Pick out all lines in the listing holding the string "size" and copy them.

§ **Supplied material**
※ ※ ※
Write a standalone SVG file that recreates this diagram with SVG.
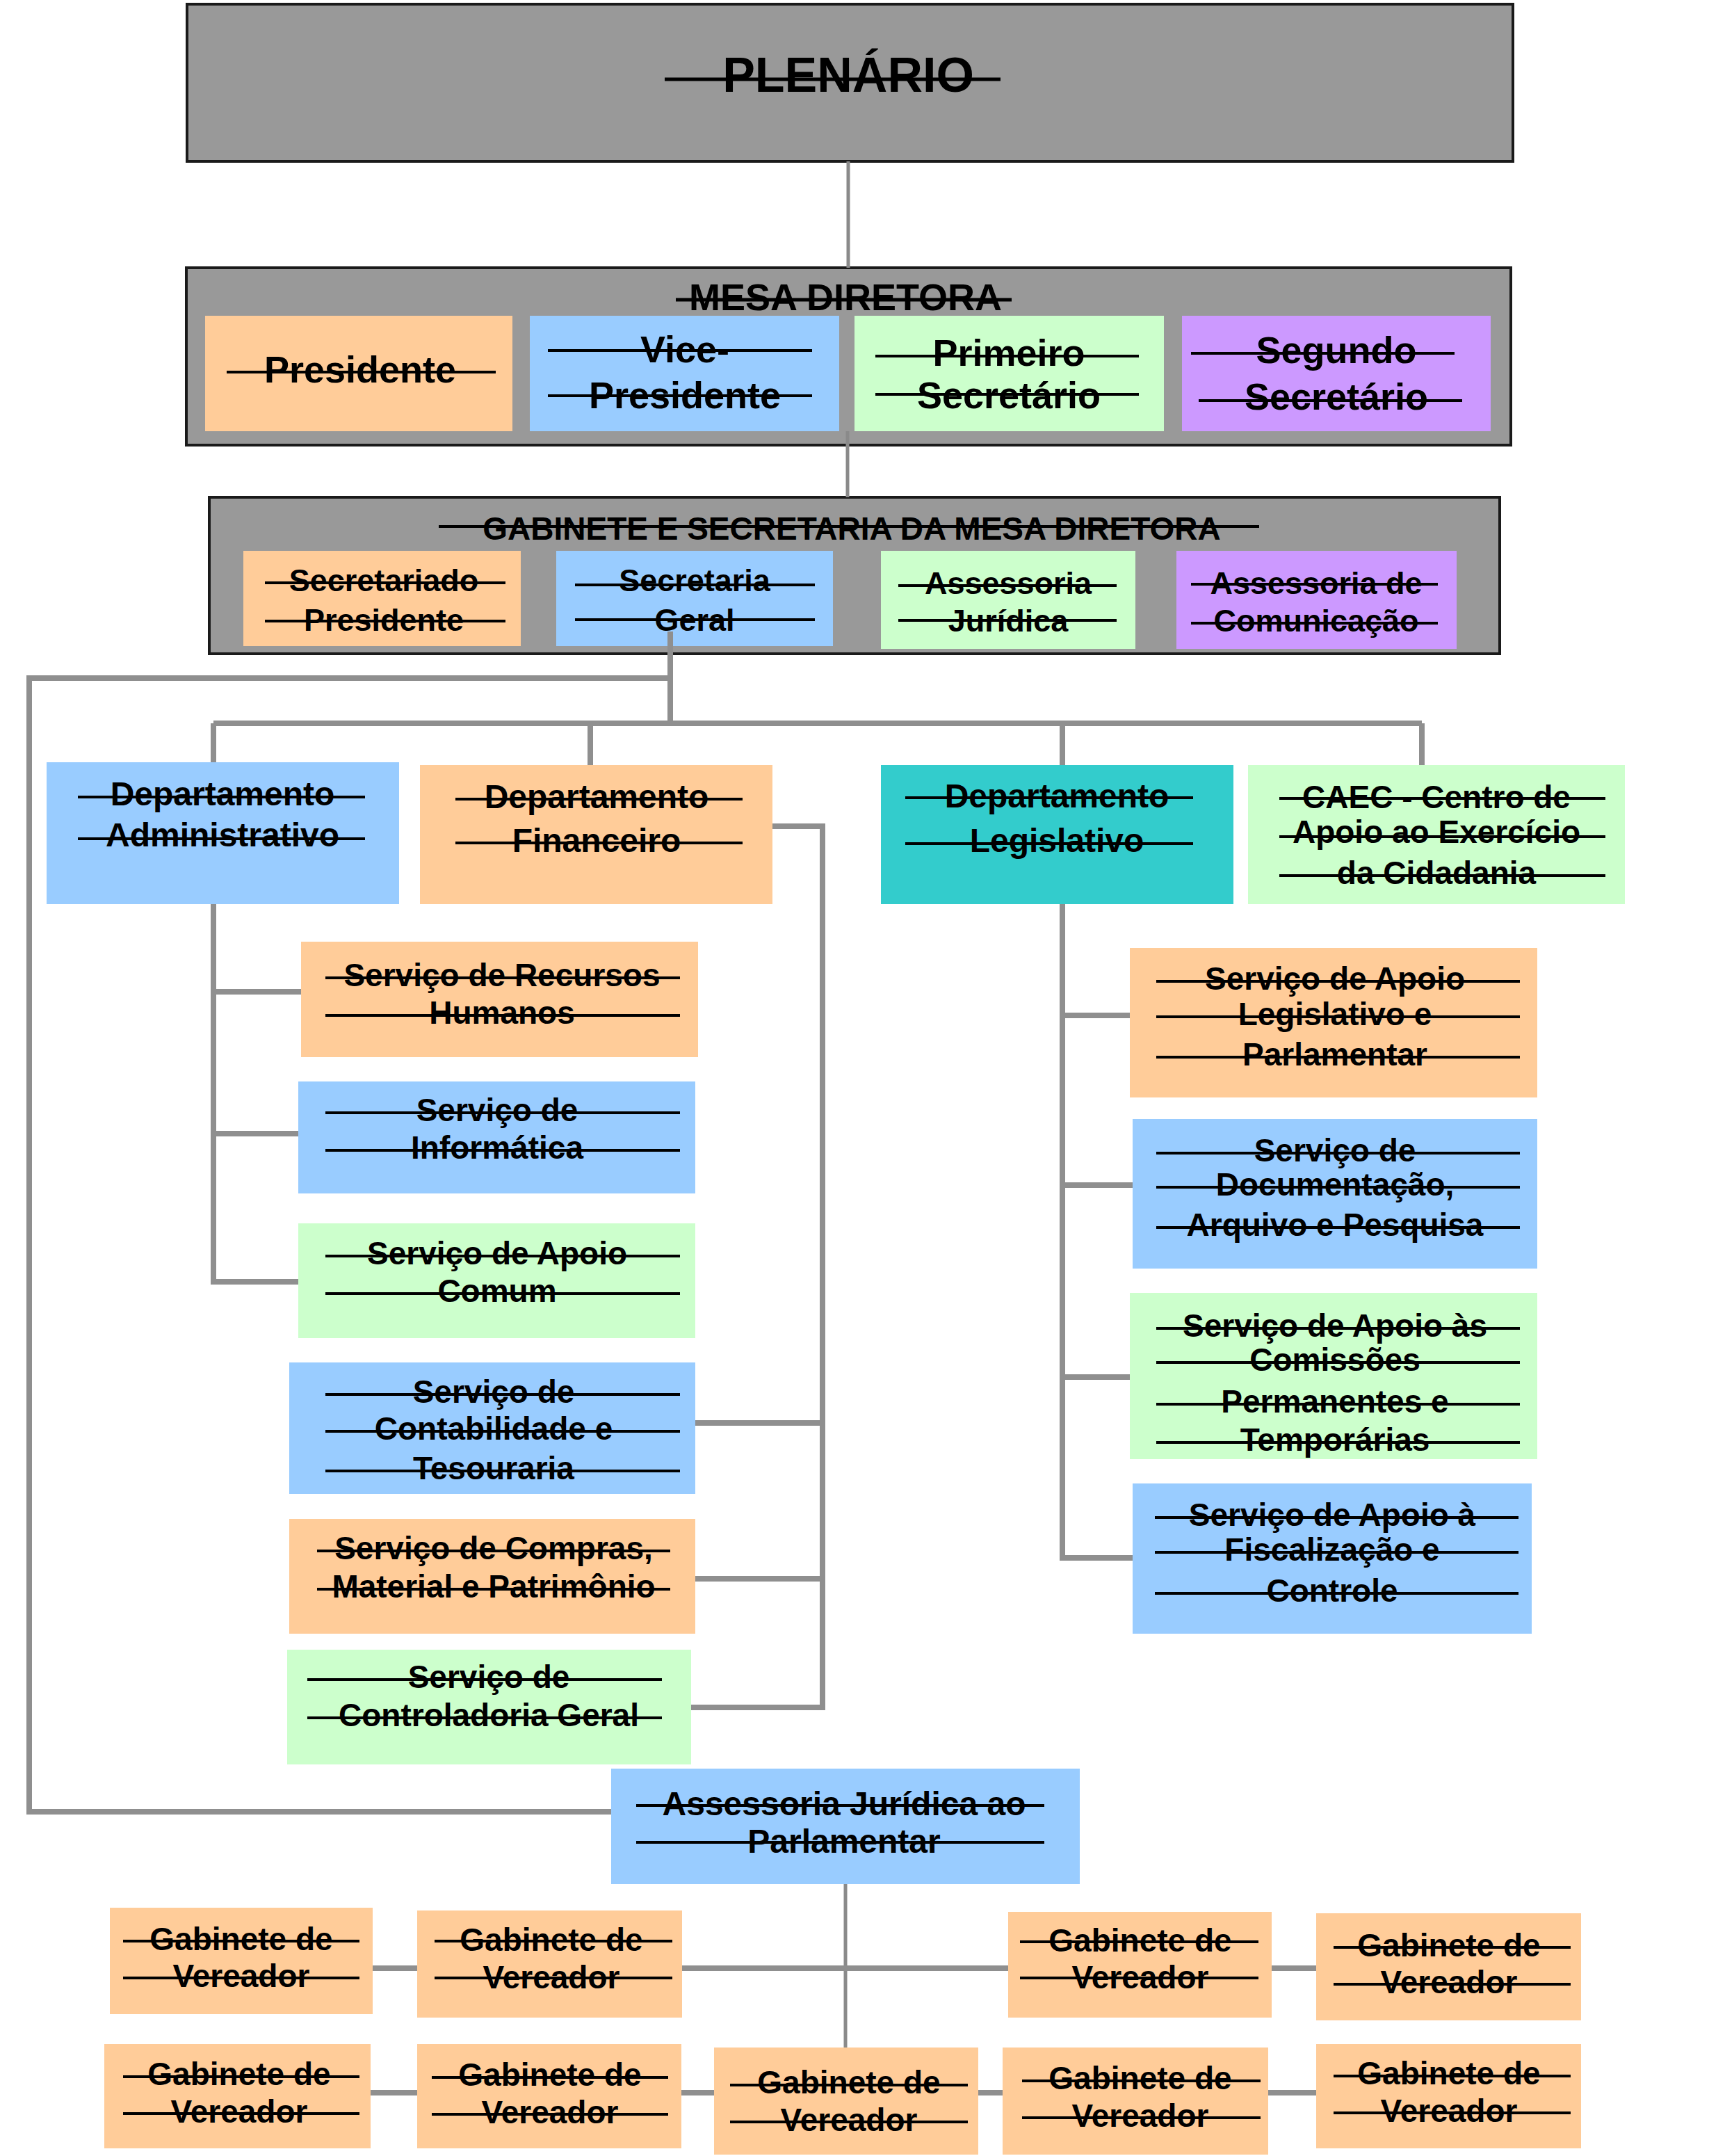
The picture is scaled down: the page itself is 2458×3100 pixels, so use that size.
<svg xmlns="http://www.w3.org/2000/svg" width="2458" height="3100" viewBox="0 0 2458 3100">
<style>
.t{font-family:"Liberation Sans",Arial,sans-serif;font-weight:bold;fill:#000;text-anchor:middle}
.s{stroke:#000;stroke-width:4}
.sb{stroke:#000;stroke-width:5}
.c{fill:none;stroke:#8f8f8f;stroke-width:8}
.ct{fill:none;stroke:#8a8a8a;stroke-width:5}
.g{fill:#999999;stroke:#1a1a1a;stroke-width:4}
.or{fill:#FFCC99}.bl{fill:#99CCFF}.gr{fill:#CCFFCC}.pu{fill:#CC99FF}.te{fill:#33CCCC}
.f70{font-size:70px}.f54{font-size:54px}.f48{font-size:48px}.f46{font-size:46px}.f45{font-size:45px}
</style>
<rect width="2458" height="3100" fill="#fff"/>

<g id="plenario">
<rect class="g" x="269" y="6" width="1907" height="226"/>
<text class="t f70" x="1220" y="132">PLENÁRIO</text>
<line class="sb" x1="956" y1="114" x2="1439" y2="114"/>
</g>

<g id="mesa-diretora">
<rect class="g" x="268" y="385" width="1905" height="255"/>
<text class="t f54" x="1216" y="446">MESA DIRETORA</text>
<line class="sb" x1="972" y1="431" x2="1455" y2="431"/>
</g>
<g id="presidente">
<rect class="or" x="295" y="454" width="442" height="166"/>
<text class="t f54" x="518" y="550">Presidente</text>
<line class="s" x1="326" y1="535" x2="713" y2="535"/>
</g>
<g id="vice-presidente">
<rect class="bl" x="762" y="454" width="445" height="166"/>
<text class="t f54" x="985" y="521">Vice-</text>
<text class="t f54" x="985" y="587">Presidente</text>
<line class="s" x1="788" y1="504" x2="1168" y2="504"/>
<line class="s" x1="788" y1="569" x2="1168" y2="569"/>
</g>
<g id="primeiro-secretario">
<rect class="gr" x="1229" y="454" width="445" height="166"/>
<text class="t f54" x="1451" y="526">Primeiro</text>
<text class="t f54" x="1451" y="587">Secretário</text>
<line class="s" x1="1259" y1="512" x2="1638" y2="512"/>
<line class="s" x1="1259" y1="567" x2="1638" y2="567"/>
</g>
<g id="segundo-secretario">
<rect class="pu" x="1700" y="454" width="444" height="166"/>
<text class="t f54" x="1922" y="522">Segundo</text>
<text class="t f54" x="1922" y="589">Secretário</text>
<line class="s" x1="1713" y1="508" x2="2092" y2="508"/>
<line class="s" x1="1724" y1="576" x2="2103" y2="576"/>
</g>

<g id="gabinete-secretaria">
<rect class="g" x="301" y="715" width="1856" height="225"/>
<text class="t f46" x="1225" y="776">GABINETE E SECRETARIA DA MESA DIRETORA</text>
<line class="s" x1="631" y1="757" x2="1811" y2="757"/>
</g>
<g id="secretariado-presidente">
<rect class="or" x="350" y="792" width="399" height="137"/>
<text class="t f45" x="552" y="850">Secretariado</text>
<text class="t f45" x="552" y="907">Presidente</text>
<line class="s" x1="381" y1="838" x2="727" y2="838"/>
<line class="s" x1="381" y1="893" x2="727" y2="893"/>
</g>
<g id="secretaria-geral">
<rect class="bl" x="800" y="792" width="398" height="137"/>
<text class="t f45" x="999" y="850">Secretaria</text>
<text class="t f45" x="999" y="907">Geral</text>
<line class="s" x1="827" y1="841" x2="1172" y2="841"/>
<line class="s" x1="827" y1="891" x2="1172" y2="891"/>
</g>
<g id="assessoria-juridica">
<rect class="gr" x="1267" y="792" width="366" height="141"/>
<text class="t f45" x="1450" y="854">Assessoria</text>
<text class="t f45" x="1450" y="908">Jurídica</text>
<line class="s" x1="1292" y1="842" x2="1606" y2="842"/>
<line class="s" x1="1292" y1="892" x2="1606" y2="892"/>
</g>
<g id="assessoria-comunicacao">
<rect class="pu" x="1692" y="792" width="403" height="141"/>
<text class="t f45" x="1893" y="854">Assessoria de</text>
<text class="t f45" x="1893" y="908">Comunicação</text>
<line class="s" x1="1713" y1="840" x2="2068" y2="840"/>
<line class="s" x1="1713" y1="896" x2="2068" y2="896"/>
</g>

<g id="dep-administrativo">
<rect class="bl" x="67" y="1096" width="507" height="204"/>
<text class="t f48" x="320" y="1158">Departamento</text>
<text class="t f48" x="320" y="1217">Administrativo</text>
<line class="s" x1="112" y1="1146" x2="525" y2="1146"/>
<line class="s" x1="112" y1="1206" x2="525" y2="1206"/>
</g>
<g id="dep-financeiro">
<rect class="or" x="604" y="1100" width="507" height="200"/>
<text class="t f48" x="858" y="1162">Departamento</text>
<text class="t f48" x="858" y="1225">Financeiro</text>
<line class="s" x1="655" y1="1149" x2="1068" y2="1149"/>
<line class="s" x1="655" y1="1212" x2="1068" y2="1212"/>
</g>
<g id="dep-legislativo">
<rect class="te" x="1267" y="1100" width="507" height="200"/>
<text class="t f48" x="1520" y="1161">Departamento</text>
<text class="t f48" x="1520" y="1225">Legislativo</text>
<line class="s" x1="1302" y1="1147" x2="1716" y2="1147"/>
<line class="s" x1="1302" y1="1213" x2="1716" y2="1213"/>
</g>
<g id="caec">
<rect class="gr" x="1795" y="1100" width="542" height="200"/>
<text class="t f46" x="2066" y="1162">CAEC - Centro de</text>
<text class="t f46" x="2066" y="1212">Apoio ao Exercício</text>
<text class="t f46" x="2066" y="1271">da Cidadania</text>
<line class="s" x1="1840" y1="1148" x2="2309" y2="1148"/>
<line class="s" x1="1840" y1="1203" x2="2309" y2="1203"/>
<line class="s" x1="1840" y1="1259" x2="2309" y2="1259"/>
</g>

<g id="servico-recursos-humanos">
<rect class="or" x="433" y="1354" width="571" height="166"/>
<text class="t f46" x="722" y="1418">Serviço de Recursos</text>
<text class="t f46" x="722" y="1472">Humanos</text>
<line class="s" x1="468" y1="1406" x2="978" y2="1406"/>
<line class="s" x1="468" y1="1460" x2="978" y2="1460"/>
</g>
<g id="servico-informatica">
<rect class="bl" x="429" y="1555" width="571" height="161"/>
<text class="t f46" x="715" y="1612">Serviço  de</text>
<text class="t f46" x="715" y="1666">Informática</text>
<line class="s" x1="468" y1="1600" x2="978" y2="1600"/>
<line class="s" x1="468" y1="1654" x2="978" y2="1654"/>
</g>
<g id="servico-apoio-comum">
<rect class="gr" x="429" y="1759" width="571" height="165"/>
<text class="t f46" x="715" y="1818">Serviço de Apoio</text>
<text class="t f46" x="715" y="1872">Comum</text>
<line class="s" x1="468" y1="1806" x2="978" y2="1806"/>
<line class="s" x1="468" y1="1860" x2="978" y2="1860"/>
</g>
<g id="servico-contabilidade">
<rect class="bl" x="416" y="1959" width="584" height="189"/>
<text class="t f46" x="710" y="2017">Serviço de</text>
<text class="t f46" x="710" y="2070">Contabilidade e</text>
<text class="t f46" x="710" y="2127">Tesouraria</text>
<line class="s" x1="468" y1="2005" x2="978" y2="2005"/>
<line class="s" x1="468" y1="2058" x2="978" y2="2058"/>
<line class="s" x1="468" y1="2115" x2="978" y2="2115"/>
</g>
<g id="servico-compras">
<rect class="or" x="416" y="2184" width="584" height="165"/>
<text class="t f46" x="710" y="2242">Serviço de Compras,</text>
<text class="t f46" x="710" y="2297">Material e Patrimônio</text>
<line class="s" x1="456" y1="2230" x2="964" y2="2230"/>
<line class="s" x1="456" y1="2285" x2="964" y2="2285"/>
</g>
<g id="servico-controladoria">
<rect class="gr" x="413" y="2372" width="581" height="165"/>
<text class="t f46" x="703" y="2427">Serviço de</text>
<text class="t f46" x="703" y="2482">Controladoria Geral</text>
<line class="s" x1="442" y1="2415" x2="952" y2="2415"/>
<line class="s" x1="442" y1="2470" x2="952" y2="2470"/>
</g>

<g id="servico-apoio-legislativo">
<rect class="or" x="1625" y="1363" width="586" height="215"/>
<text class="t f46" x="1920" y="1423">Serviço  de Apoio</text>
<text class="t f46" x="1920" y="1474">Legislativo  e</text>
<text class="t f46" x="1920" y="1532">Parlamentar</text>
<line class="s" x1="1663" y1="1411" x2="2186" y2="1411"/>
<line class="s" x1="1663" y1="1462" x2="2186" y2="1462"/>
<line class="s" x1="1663" y1="1520" x2="2186" y2="1520"/>
</g>
<g id="servico-documentacao">
<rect class="bl" x="1629" y="1609" width="582" height="215"/>
<text class="t f46" x="1920" y="1670">Serviço  de</text>
<text class="t f46" x="1920" y="1719">Documentação,</text>
<text class="t f46" x="1920" y="1777">Arquivo e Pesquisa</text>
<line class="s" x1="1663" y1="1658" x2="2186" y2="1658"/>
<line class="s" x1="1663" y1="1707" x2="2186" y2="1707"/>
<line class="s" x1="1663" y1="1765" x2="2186" y2="1765"/>
</g>
<g id="servico-comissoes">
<rect class="gr" x="1625" y="1859" width="586" height="239"/>
<text class="t f46" x="1920" y="1922">Serviço de Apoio às</text>
<text class="t f46" x="1920" y="1971">Comissões</text>
<text class="t f46" x="1920" y="2031">Permanentes e</text>
<text class="t f46" x="1920" y="2086">Temporárias</text>
<line class="s" x1="1663" y1="1910" x2="2186" y2="1910"/>
<line class="s" x1="1663" y1="1959" x2="2186" y2="1959"/>
<line class="s" x1="1663" y1="2019" x2="2186" y2="2019"/>
<line class="s" x1="1663" y1="2074" x2="2186" y2="2074"/>
</g>
<g id="servico-fiscalizacao">
<rect class="bl" x="1629" y="2133" width="574" height="216"/>
<text class="t f46" x="1916" y="2194">Serviço  de Apoio à</text>
<text class="t f46" x="1916" y="2244">Fiscalização  e</text>
<text class="t f46" x="1916" y="2303">Controle</text>
<line class="s" x1="1661" y1="2182" x2="2184" y2="2182"/>
<line class="s" x1="1661" y1="2232" x2="2184" y2="2232"/>
<line class="s" x1="1661" y1="2291" x2="2184" y2="2291"/>
</g>

<g id="assessoria-juridica-parlamentar">
<rect class="bl" x="879" y="2543" width="674" height="166"/>
<text class="t f48" x="1214" y="2610">Assessoria Jurídica ao</text>
<text class="t f48" x="1214" y="2664">Parlamentar</text>
<line class="s" x1="915" y1="2596" x2="1502" y2="2596"/>
<line class="s" x1="915" y1="2649" x2="1502" y2="2649"/>
</g>

<g id="gabinete-vereador-1">
<rect class="or" x="158" y="2743" width="378" height="153"/>
<text class="t f46" x="347" y="2804">Gabinete de</text>
<text class="t f46" x="347" y="2857">Vereador</text>
<line class="s" x1="177" y1="2791" x2="517" y2="2791"/>
<line class="s" x1="177" y1="2844" x2="517" y2="2844"/>
</g>
<g id="gabinete-vereador-2">
<rect class="or" x="600" y="2747" width="381" height="154"/>
<text class="t f46" x="793" y="2805">Gabinete de</text>
<text class="t f46" x="793" y="2859">Vereador</text>
<line class="s" x1="625" y1="2791" x2="967" y2="2791"/>
<line class="s" x1="625" y1="2844" x2="967" y2="2844"/>
</g>
<g id="gabinete-vereador-3">
<rect class="or" x="1450" y="2749" width="379" height="152"/>
<text class="t f46" x="1640" y="2806">Gabinete de</text>
<text class="t f46" x="1640" y="2859">Vereador</text>
<line class="s" x1="1467" y1="2792" x2="1810" y2="2792"/>
<line class="s" x1="1467" y1="2844" x2="1810" y2="2844"/>
</g>
<g id="gabinete-vereador-4">
<rect class="or" x="1893" y="2751" width="381" height="154"/>
<text class="t f46" x="2084" y="2813">Gabinete de</text>
<text class="t f46" x="2084" y="2866">Vereador</text>
<line class="s" x1="1918" y1="2800" x2="2259" y2="2800"/>
<line class="s" x1="1918" y1="2853" x2="2259" y2="2853"/>
</g>
<g id="gabinete-vereador-5">
<rect class="or" x="150" y="2939" width="383" height="150"/>
<text class="t f46" x="344" y="2998">Gabinete de</text>
<text class="t f46" x="344" y="3052">Vereador</text>
<line class="s" x1="177" y1="2986" x2="517" y2="2986"/>
<line class="s" x1="177" y1="3039" x2="517" y2="3039"/>
</g>
<g id="gabinete-vereador-6">
<rect class="or" x="600" y="2939" width="380" height="150"/>
<text class="t f46" x="791" y="2999">Gabinete de</text>
<text class="t f46" x="791" y="3053">Vereador</text>
<line class="s" x1="621" y1="2987" x2="961" y2="2987"/>
<line class="s" x1="621" y1="3040" x2="961" y2="3040"/>
</g>
<g id="gabinete-vereador-7">
<rect class="or" x="1027" y="2944" width="380" height="154"/>
<text class="t f46" x="1221" y="3010">Gabinete  de</text>
<text class="t f46" x="1221" y="3064">Vereador</text>
<line class="s" x1="1050" y1="2998" x2="1392" y2="2998"/>
<line class="s" x1="1050" y1="3051" x2="1392" y2="3051"/>
</g>
<g id="gabinete-vereador-8">
<rect class="or" x="1442" y="2944" width="382" height="154"/>
<text class="t f46" x="1640" y="3004">Gabinete de</text>
<text class="t f46" x="1640" y="3058">Vereador</text>
<line class="s" x1="1470" y1="2992" x2="1813" y2="2992"/>
<line class="s" x1="1470" y1="3045" x2="1813" y2="3045"/>
</g>
<g id="gabinete-vereador-9">
<rect class="or" x="1893" y="2939" width="381" height="150"/>
<text class="t f46" x="2084" y="2997">Gabinete de</text>
<text class="t f46" x="2084" y="3051">Vereador</text>
<line class="s" x1="1918" y1="2985" x2="2259" y2="2985"/>
<line class="s" x1="1918" y1="3038" x2="2259" y2="3038"/>
</g>

<g id="connectors">
<path class="ct" d="M1220 232V385"/>
<path class="ct" d="M1219 620V715"/>
<path class="c" d="M964 908V1040"/>
<path class="c" d="M964 975H42V2605H879"/>
<path class="c" d="M307 1040H2045"/>
<path class="c" d="M307 1040V1096M849 1040V1100M1528 1040V1100M2045 1040V1100"/>
<path class="c" d="M307 1300V1843H429M307 1426H433M307 1630H429"/>
<path class="c" d="M1111 1188H1183V2455H994M1000 2046H1183M1000 2270H1183"/>
<path class="c" d="M1528 1300V2240H1629M1528 1460H1625M1528 1704H1629M1528 1980H1625"/>
<path class="ct" d="M1216 2709V2944"/>
<path class="c" d="M536 2830H600M981 2830H1450M1829 2830H1893"/>
<path class="c" d="M533 3009H600M980 3009H1027M1407 3009H1442M1824 3009H1893"/>
</g>
</svg>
※ ※ ※
§ **The completed task**
The picture is scaled down: the page itself is 2458×3100 pixels, so use that size.
.f70{font-size:70px}.f54{font-size:54px}.f48{font-size:48px}.f46{font-size:46px}.f45{font-size:45px}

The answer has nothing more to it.